Change 949996 had a related patch set uploaded (by Abijeet Patro; author: Abijeet Patro):

[translatewiki@master] Enable MySQL slow query logging

https://gerrit.wikimedia.org/r/949996

Change 954894 had a related patch set uploaded (by Abijeet Patro; author: Abijeet Patro):

[mediawiki/extensions/Translate@master] GettextFormat: Use MessageCollection to build message documentation

https://gerrit.wikimedia.org/r/954894

Change 954894 merged by jenkins-bot:

[mediawiki/extensions/Translate@master] GettextFormat: Use MessageCollection to build message documentation

https://gerrit.wikimedia.org/r/954894

Abijeet's patch fixed the timeouts for message group exports.

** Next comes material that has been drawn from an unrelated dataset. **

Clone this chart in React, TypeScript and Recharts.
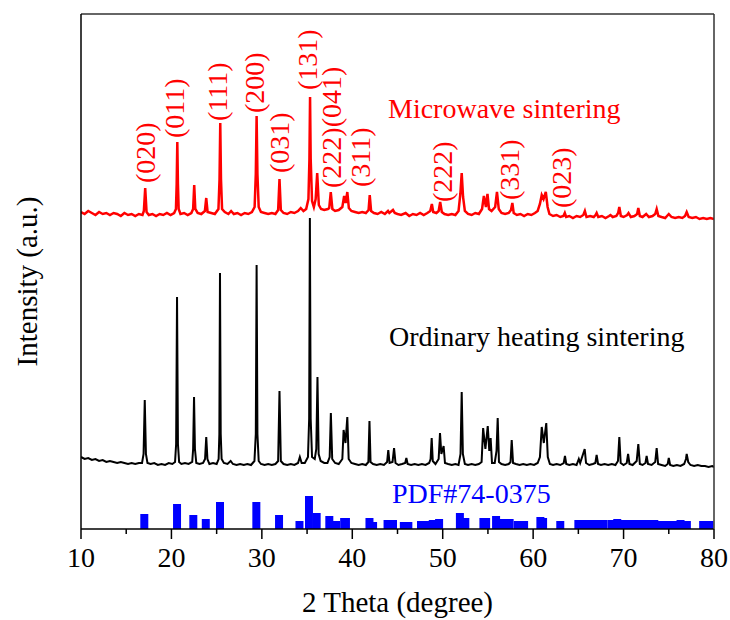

Additionally, the page https://translatewiki.net/wiki/ISO_15924 was timing out. I made a bunch of simplifications to that page and the templates it uses. It might have broken some functionality, but it was hard to say from the hard to read undocumented code. In any case, the page is probably more useful if it loads at all.

We also had ElasticSearch timing out. While separate from the PHP time outs, it seems to behave better now after restarting.

With these fixes, we haven't observed any more recurring timeouts.

I profiled the new timeout that happened today:

PHP Fatal error:  Maximum execution time of 9 seconds exceeded in FormOptions.php:189 FormOptions.php:418 TranslationStatsGraphOptions.php:51 TranslationStatsBase.php:32 TranslatePerLanguageStats.php:189 TranslatePerLanguageStats.php:77 TranslationStatsDataProvider.php:117 QueryTranslationStatsActionApi.php:35 ApiMain.php:1929 ApiMain.php:906 ApiMain.php:877 api.php:95 api.php:48 /srv/mediawiki/tags/2023-09-18_14:36:20/includes/Html/FormOptions.php on line 160

The request that caused this was:

/w/api.php?action=translationstats&format=json&count=users&days=365&scale=weeks&formatversion=2

So I created a small script to mimic what this request does:

twn:~$ cat debug.php 
$graphOpts = new MediaWiki\Extension\Translate\Statistics\TranslationStatsGraphOptions();
$graphOpts->bindArray( [ 'days' => 365, 'count' => 'users', 'scale' => 'weeks' ] );
$language = MediaWiki\MediaWikiServices::getInstance()->getLanguageFactory()->getLanguage( 'en' );
$output = MediaWiki\Extension\Translate\Services::getInstance()->getTranslationStatsDataProvider()->getGraphData( $graphOpts, $language );

I ran this with xdebug to profile:

twn:~$ bash xdebug.sh /srv/mediawiki/workdir/maintenance/eval.php < debug.php

This produced large profile file:

-rw-r--r--    1 nike     users    2.7G Sep 19 12:33 cachegrind.out.2022839

I copied this file to my computer to open it using kcachegrind:

developer@jadewokki:~$ scp twn:cachegrind.out.2022839 .
cachegrind.out.2022839     100% 2666MB  31.0MB/s   01:26

64% amount of time is spend in TranslatePerLanguageStats->formatTimestamp:

image.png (955×1 px, 115 KB)

Change 958912 had a related patch set uploaded (by Nikerabbit; author: Nikerabbit):

[mediawiki/extensions/Translate@master] Statistics: Optimize the weekly format with simple cache

https://gerrit.wikimedia.org/r/958912

Change 958912 merged by jenkins-bot:

[mediawiki/extensions/Translate@master] Statistics: Optimize the weekly format with simple cache

https://gerrit.wikimedia.org/r/958912

Nikerabbit claimed this task.
Nikerabbit set Final Story Points to 8.